In any case, we also need to report, for each variable, the number of subjects with values obtained. Conclusions on variables with a lot of missing values are often not trustworthy no matter what analysis is performed.
Inferential statistics
Since we often operate on samples but not the populations of interest, we need to infer our results derived from a sample to the population. The statistical methods to be used may vary widely in different situations. One needs good knowledge as well as experience before one can be confident and competent in formulating an analysis strategy.
Pvalue is inevitably an important statistical tool for decision making. An easy interpretation of a pvalue is the observed chance of committing a false positive error. Therefore, we reject the null hypothesis when the chance of committing a false positive error is affordably small.
The American Statistical Association (ASA) has stipulated six statements on pvalue (Wasserstein & Lazar, 2016):

Pvalues can indicate how incompatible the data are with a specified statistical model.

Pvalues do not measure the probability that the studied hypothesis is true, or the probability that the data were produced by random chance alone.

Scientific conclusions and business or policy decisions should not be based only on whether a pvalue passes a specific threshold.

Proper inference requires full reporting and transparency.

A pvalue, or statistical significance, does not measure the size of an effect or the importance of a result.

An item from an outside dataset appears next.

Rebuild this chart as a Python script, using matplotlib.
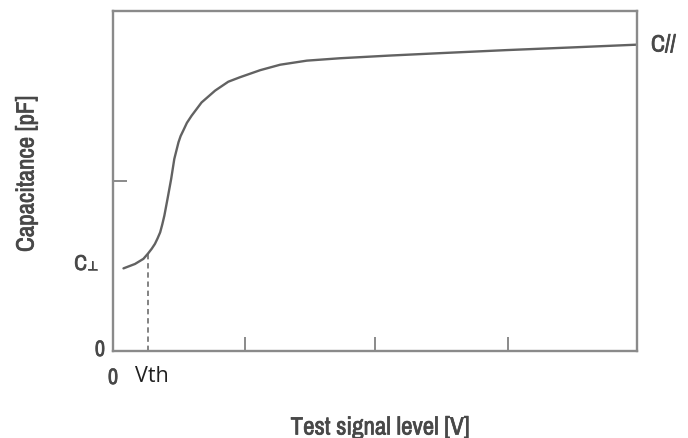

By itself, a pvalue does not provide a good measure of evidence regarding a model or hypothesis.
Presentation of results
Presentation of your findings may influence the way they are interpreted. Altman & Bland (1996) discussed some poor presentations of numerical data.
Particularly, there have been poor presentations of pvalues. It is often preferable to report the numerical value of a pvalue up to three decimal places to minimize ambiguous comparison with the level of significance (e.g., 0.05 when the pvalue can be 0.046 or 0.053).
In general, there is no definite required number of decimal places for a descriptive statistic. Nevertheless, it has been suggested that summary measures such as mean, median, standard deviation, etc. should not be given to more than one extra decimal place over the raw data.
For correlations, it is generally sufficient to have at most 2 decimal places.
Of course, we need to comply with the requirements of the journal in which you want to report your results!
A Painful Reality
Although the four phases of analysis described often occur sequentially, they appear to be more appropriately taken as a cyclic process in practice.
Our experience tells us that we might go back to data cleaning in the process whenever there are newly identified data errors. The worse is that we may, with a sudden instinct, discover a new data error at the time when we are presenting our results! We then have to go back to the beginning of the process and redo everything (see the figure below).
So, which stage of the process takes most of the time? Just for reference, in a project we conducted, we spent around 2 weeks in data cleaning but 2 days in the actual analysis.